Life prediction system using a tool’s geometric shape for high-speed milling

Abstract

In recent years, machinery and tool technology has been developing rapidly. The accuracy of operations have also become more and more exact. Elsewhere, raw materials have also been honed, hoping to provide more useful properties than previously. Thus, how to find the best way to prolong the life of a tool subjected to hardened material cutting is the target of this research. Three kinds of tool angle of the endmill are used in this research; clearance angle, rake angle, and helical angle. The cutting conditions are the same; we only change the tool angle for all the cases studied.

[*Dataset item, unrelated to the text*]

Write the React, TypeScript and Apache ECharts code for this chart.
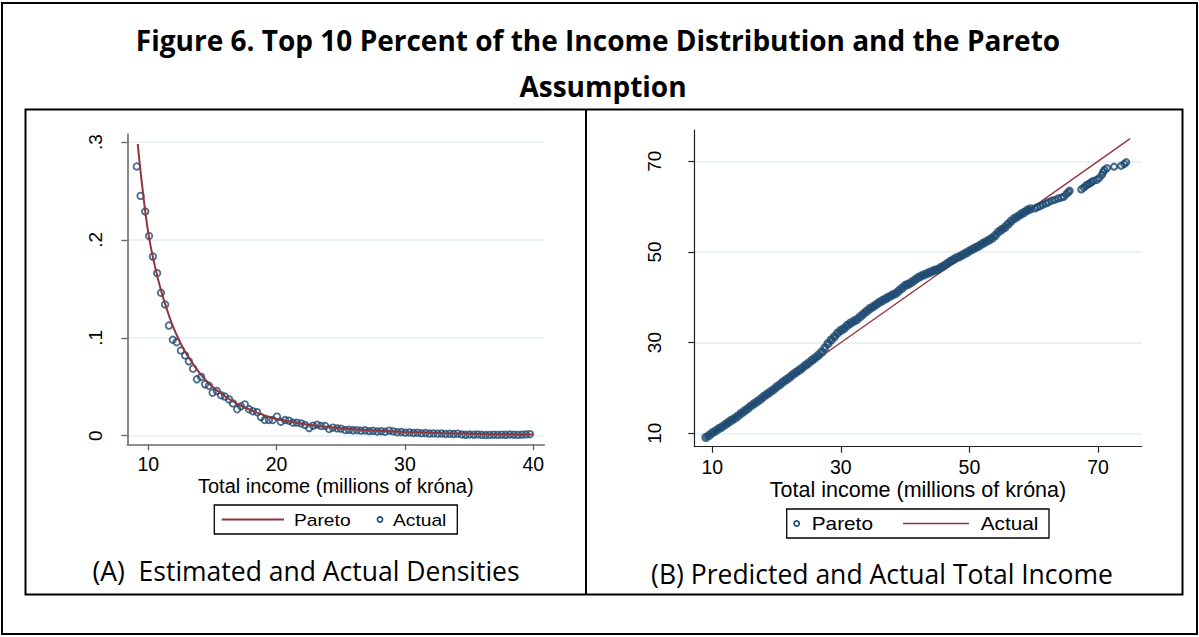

We attempt to discover better tool geometrical angles for the high-speed milling of NAK80 mold steel. The tool wear rate was measured through a toolmaker’s microscope and the roughness of the machined surface was measured by the roughness-measuring instruments after several complete surface layers were removed from the workpiece in the experiment. Also, a noise-mediator was used to detect the level of cutting noise during each surface layer workpiece removal of the high-speed milling process, and different noise levels were then compared with the tool wear rates for identifying noise characteristics in the case of an over-worn tool state. An abductive network was applied to synthesize the data sets measured from the experiments and the prediction models are established for tool-life estimation and over-worn situation alert under various combinations of different tool geometrical angles. Through the identification of tool wear and its related cutting noise, we hope to consequently construct an automatic tool wear monitoring system by noise detection during a high-speed cutting process to judge whether the tool is still good or not, and, so, the cost of milling can be reduced.